Recorded information start

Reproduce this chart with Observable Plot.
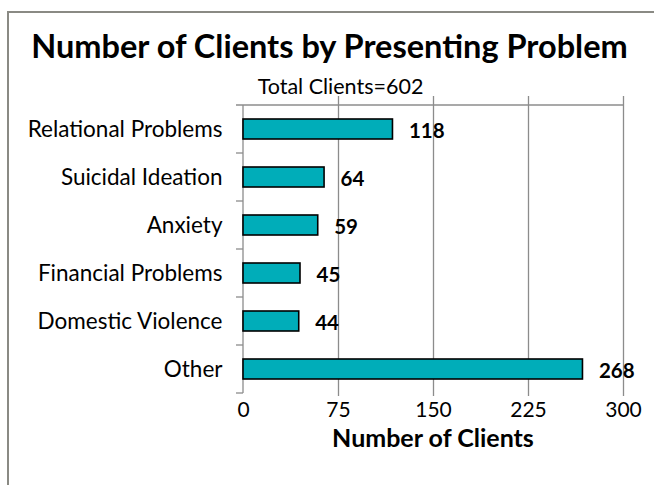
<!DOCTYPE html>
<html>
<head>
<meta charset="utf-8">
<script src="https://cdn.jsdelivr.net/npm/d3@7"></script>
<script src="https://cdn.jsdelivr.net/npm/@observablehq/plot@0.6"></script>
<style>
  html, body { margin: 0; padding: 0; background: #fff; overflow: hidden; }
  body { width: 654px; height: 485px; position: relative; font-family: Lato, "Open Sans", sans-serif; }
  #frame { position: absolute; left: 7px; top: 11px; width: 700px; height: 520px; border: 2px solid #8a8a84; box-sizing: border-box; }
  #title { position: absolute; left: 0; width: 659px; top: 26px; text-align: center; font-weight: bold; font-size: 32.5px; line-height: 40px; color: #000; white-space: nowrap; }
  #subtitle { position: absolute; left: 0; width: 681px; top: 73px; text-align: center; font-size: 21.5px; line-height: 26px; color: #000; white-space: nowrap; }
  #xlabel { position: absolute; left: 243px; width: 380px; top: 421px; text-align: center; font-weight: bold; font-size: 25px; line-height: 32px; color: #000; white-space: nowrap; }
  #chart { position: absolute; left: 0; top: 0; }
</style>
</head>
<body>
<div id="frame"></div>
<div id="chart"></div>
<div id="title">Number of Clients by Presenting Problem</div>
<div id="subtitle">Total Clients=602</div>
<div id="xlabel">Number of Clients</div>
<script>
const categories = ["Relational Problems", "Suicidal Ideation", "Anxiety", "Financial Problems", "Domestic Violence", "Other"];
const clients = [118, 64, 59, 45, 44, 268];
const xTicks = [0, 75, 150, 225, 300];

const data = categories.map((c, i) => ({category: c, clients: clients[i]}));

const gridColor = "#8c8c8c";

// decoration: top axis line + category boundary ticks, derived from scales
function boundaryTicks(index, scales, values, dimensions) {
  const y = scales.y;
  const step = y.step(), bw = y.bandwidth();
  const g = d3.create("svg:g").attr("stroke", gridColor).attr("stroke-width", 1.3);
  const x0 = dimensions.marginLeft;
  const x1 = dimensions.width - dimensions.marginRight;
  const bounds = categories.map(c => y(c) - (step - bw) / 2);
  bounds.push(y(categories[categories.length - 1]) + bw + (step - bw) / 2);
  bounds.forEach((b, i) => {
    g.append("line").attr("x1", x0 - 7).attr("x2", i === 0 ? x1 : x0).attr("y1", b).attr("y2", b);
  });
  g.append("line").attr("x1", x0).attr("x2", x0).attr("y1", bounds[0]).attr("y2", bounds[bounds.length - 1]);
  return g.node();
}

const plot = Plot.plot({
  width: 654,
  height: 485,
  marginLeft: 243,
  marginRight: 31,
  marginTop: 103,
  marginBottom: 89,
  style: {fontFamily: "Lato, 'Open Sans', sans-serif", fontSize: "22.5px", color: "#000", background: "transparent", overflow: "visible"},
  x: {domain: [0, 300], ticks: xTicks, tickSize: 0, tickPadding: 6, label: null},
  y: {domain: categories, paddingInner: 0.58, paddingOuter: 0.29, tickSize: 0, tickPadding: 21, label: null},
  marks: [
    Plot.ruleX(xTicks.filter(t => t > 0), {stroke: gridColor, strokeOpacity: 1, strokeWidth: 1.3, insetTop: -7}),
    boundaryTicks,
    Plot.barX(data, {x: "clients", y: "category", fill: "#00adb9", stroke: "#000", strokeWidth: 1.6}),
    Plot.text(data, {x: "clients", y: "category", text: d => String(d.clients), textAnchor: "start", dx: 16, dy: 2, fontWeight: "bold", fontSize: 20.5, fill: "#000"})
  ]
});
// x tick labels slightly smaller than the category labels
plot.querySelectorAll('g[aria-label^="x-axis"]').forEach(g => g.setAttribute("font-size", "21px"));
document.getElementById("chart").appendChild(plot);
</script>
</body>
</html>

Recorded information end

What you need to do: Without the pictures, retype the whole of the material above exactly.

The completed task:
Reproduce this chart with Observable Plot.
<!DOCTYPE html>
<html>
<head>
<meta charset="utf-8">
<script src="https://cdn.jsdelivr.net/npm/d3@7"></script>
<script src="https://cdn.jsdelivr.net/npm/@observablehq/plot@0.6"></script>
<style>
  html, body { margin: 0; padding: 0; background: #fff; overflow: hidden; }
  body { width: 654px; height: 485px; position: relative; font-family: Lato, "Open Sans", sans-serif; }
  #frame { position: absolute; left: 7px; top: 11px; width: 700px; height: 520px; border: 2px solid #8a8a84; box-sizing: border-box; }
  #title { position: absolute; left: 0; width: 659px; top: 26px; text-align: center; font-weight: bold; font-size: 32.5px; line-height: 40px; color: #000; white-space: nowrap; }
  #subtitle { position: absolute; left: 0; width: 681px; top: 73px; text-align: center; font-size: 21.5px; line-height: 26px; color: #000; white-space: nowrap; }
  #xlabel { position: absolute; left: 243px; width: 380px; top: 421px; text-align: center; font-weight: bold; font-size: 25px; line-height: 32px; color: #000; white-space: nowrap; }
  #chart { position: absolute; left: 0; top: 0; }
</style>
</head>
<body>
<div id="frame"></div>
<div id="chart"></div>
<div id="title">Number of Clients by Presenting Problem</div>
<div id="subtitle">Total Clients=602</div>
<div id="xlabel">Number of Clients</div>
<script>
const categories = ["Relational Problems", "Suicidal Ideation", "Anxiety", "Financial Problems", "Domestic Violence", "Other"];
const clients = [118, 64, 59, 45, 44, 268];
const xTicks = [0, 75, 150, 225, 300];

const data = categories.map((c, i) => ({category: c, clients: clients[i]}));

const gridColor = "#8c8c8c";

// decoration: top axis line + category boundary ticks, derived from scales
function boundaryTicks(index, scales, values, dimensions) {
  const y = scales.y;
  const step = y.step(), bw = y.bandwidth();
  const g = d3.create("svg:g").attr("stroke", gridColor).attr("stroke-width", 1.3);
  const x0 = dimensions.marginLeft;
  const x1 = dimensions.width - dimensions.marginRight;
  const bounds = categories.map(c => y(c) - (step - bw) / 2);
  bounds.push(y(categories[categories.length - 1]) + bw + (step - bw) / 2);
  bounds.forEach((b, i) => {
    g.append("line").attr("x1", x0 - 7).attr("x2", i === 0 ? x1 : x0).attr("y1", b).attr("y2", b);
  });
  g.append("line").attr("x1", x0).attr("x2", x0).attr("y1", bounds[0]).attr("y2", bounds[bounds.length - 1]);
  return g.node();
}

const plot = Plot.plot({
  width: 654,
  height: 485,
  marginLeft: 243,
  marginRight: 31,
  marginTop: 103,
  marginBottom: 89,
  style: {fontFamily: "Lato, 'Open Sans', sans-serif", fontSize: "22.5px", color: "#000", background: "transparent", overflow: "visible"},
  x: {domain: [0, 300], ticks: xTicks, tickSize: 0, tickPadding: 6, label: null},
  y: {domain: categories, paddingInner: 0.58, paddingOuter: 0.29, tickSize: 0, tickPadding: 21, label: null},
  marks: [
    Plot.ruleX(xTicks.filter(t => t > 0), {stroke: gridColor, strokeOpacity: 1, strokeWidth: 1.3, insetTop: -7}),
    boundaryTicks,
    Plot.barX(data, {x: "clients", y: "category", fill: "#00adb9", stroke: "#000", strokeWidth: 1.6}),
    Plot.text(data, {x: "clients", y: "category", text: d => String(d.clients), textAnchor: "start", dx: 16, dy: 2, fontWeight: "bold", fontSize: 20.5, fill: "#000"})
  ]
});
// x tick labels slightly smaller than the category labels
plot.querySelectorAll('g[aria-label^="x-axis"]').forEach(g => g.setAttribute("font-size", "21px"));
document.getElementById("chart").appendChild(plot);
</script>
</body>
</html>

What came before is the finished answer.